GIVEN INSTRUCTION: Give back the full listing verbatim, apart from its images.

*** DATA SEGMENT ***

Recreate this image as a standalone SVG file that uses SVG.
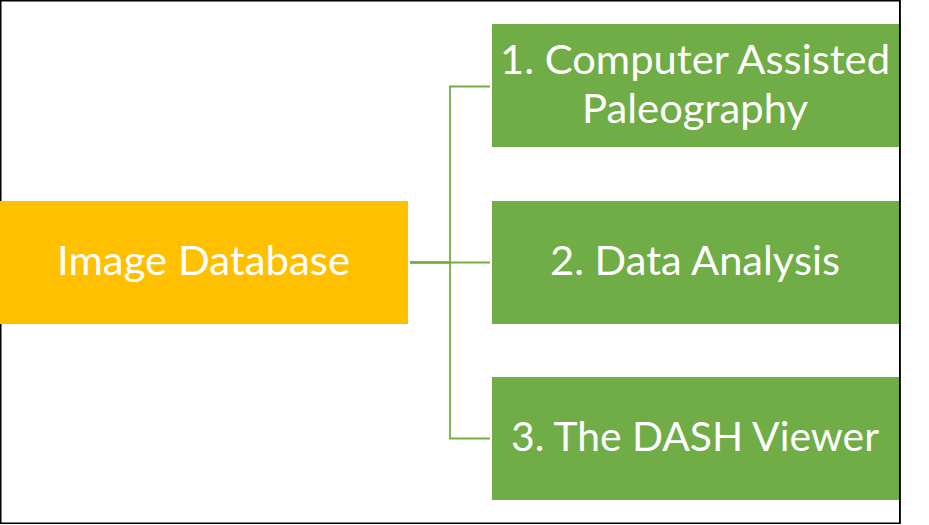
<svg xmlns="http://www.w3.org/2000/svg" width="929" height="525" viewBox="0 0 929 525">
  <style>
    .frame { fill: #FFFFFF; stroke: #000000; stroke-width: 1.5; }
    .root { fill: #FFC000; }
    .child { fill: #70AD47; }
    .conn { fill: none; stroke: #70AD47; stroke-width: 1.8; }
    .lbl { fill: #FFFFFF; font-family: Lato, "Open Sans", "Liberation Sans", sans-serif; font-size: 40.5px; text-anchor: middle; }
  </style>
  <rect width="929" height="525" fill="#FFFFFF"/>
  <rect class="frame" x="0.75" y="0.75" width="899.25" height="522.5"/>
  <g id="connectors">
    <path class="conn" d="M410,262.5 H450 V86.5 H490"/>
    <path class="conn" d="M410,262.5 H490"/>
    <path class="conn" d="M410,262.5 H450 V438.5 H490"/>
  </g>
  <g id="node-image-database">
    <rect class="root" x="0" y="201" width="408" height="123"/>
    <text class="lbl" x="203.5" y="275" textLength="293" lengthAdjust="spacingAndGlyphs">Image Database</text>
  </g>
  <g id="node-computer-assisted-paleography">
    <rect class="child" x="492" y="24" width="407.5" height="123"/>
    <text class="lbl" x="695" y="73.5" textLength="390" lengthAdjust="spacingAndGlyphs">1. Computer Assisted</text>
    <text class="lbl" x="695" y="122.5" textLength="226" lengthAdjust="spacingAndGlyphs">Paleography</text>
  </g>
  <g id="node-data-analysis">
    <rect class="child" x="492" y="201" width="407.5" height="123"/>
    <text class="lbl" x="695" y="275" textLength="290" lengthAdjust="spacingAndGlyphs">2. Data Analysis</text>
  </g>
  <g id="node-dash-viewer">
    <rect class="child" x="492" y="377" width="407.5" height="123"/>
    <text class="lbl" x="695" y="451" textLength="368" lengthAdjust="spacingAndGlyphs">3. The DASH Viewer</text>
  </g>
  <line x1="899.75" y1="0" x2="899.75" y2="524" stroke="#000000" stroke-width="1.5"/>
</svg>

***

OUTPUT BELOW:
Recreate this image as a standalone SVG file that uses SVG.
<svg xmlns="http://www.w3.org/2000/svg" width="929" height="525" viewBox="0 0 929 525">
  <style>
    .frame { fill: #FFFFFF; stroke: #000000; stroke-width: 1.5; }
    .root { fill: #FFC000; }
    .child { fill: #70AD47; }
    .conn { fill: none; stroke: #70AD47; stroke-width: 1.8; }
    .lbl { fill: #FFFFFF; font-family: Lato, "Open Sans", "Liberation Sans", sans-serif; font-size: 40.5px; text-anchor: middle; }
  </style>
  <rect width="929" height="525" fill="#FFFFFF"/>
  <rect class="frame" x="0.75" y="0.75" width="899.25" height="522.5"/>
  <g id="connectors">
    <path class="conn" d="M410,262.5 H450 V86.5 H490"/>
    <path class="conn" d="M410,262.5 H490"/>
    <path class="conn" d="M410,262.5 H450 V438.5 H490"/>
  </g>
  <g id="node-image-database">
    <rect class="root" x="0" y="201" width="408" height="123"/>
    <text class="lbl" x="203.5" y="275" textLength="293" lengthAdjust="spacingAndGlyphs">Image Database</text>
  </g>
  <g id="node-computer-assisted-paleography">
    <rect class="child" x="492" y="24" width="407.5" height="123"/>
    <text class="lbl" x="695" y="73.5" textLength="390" lengthAdjust="spacingAndGlyphs">1. Computer Assisted</text>
    <text class="lbl" x="695" y="122.5" textLength="226" lengthAdjust="spacingAndGlyphs">Paleography</text>
  </g>
  <g id="node-data-analysis">
    <rect class="child" x="492" y="201" width="407.5" height="123"/>
    <text class="lbl" x="695" y="275" textLength="290" lengthAdjust="spacingAndGlyphs">2. Data Analysis</text>
  </g>
  <g id="node-dash-viewer">
    <rect class="child" x="492" y="377" width="407.5" height="123"/>
    <text class="lbl" x="695" y="451" textLength="368" lengthAdjust="spacingAndGlyphs">3. The DASH Viewer</text>
  </g>
  <line x1="899.75" y1="0" x2="899.75" y2="524" stroke="#000000" stroke-width="1.5"/>
</svg>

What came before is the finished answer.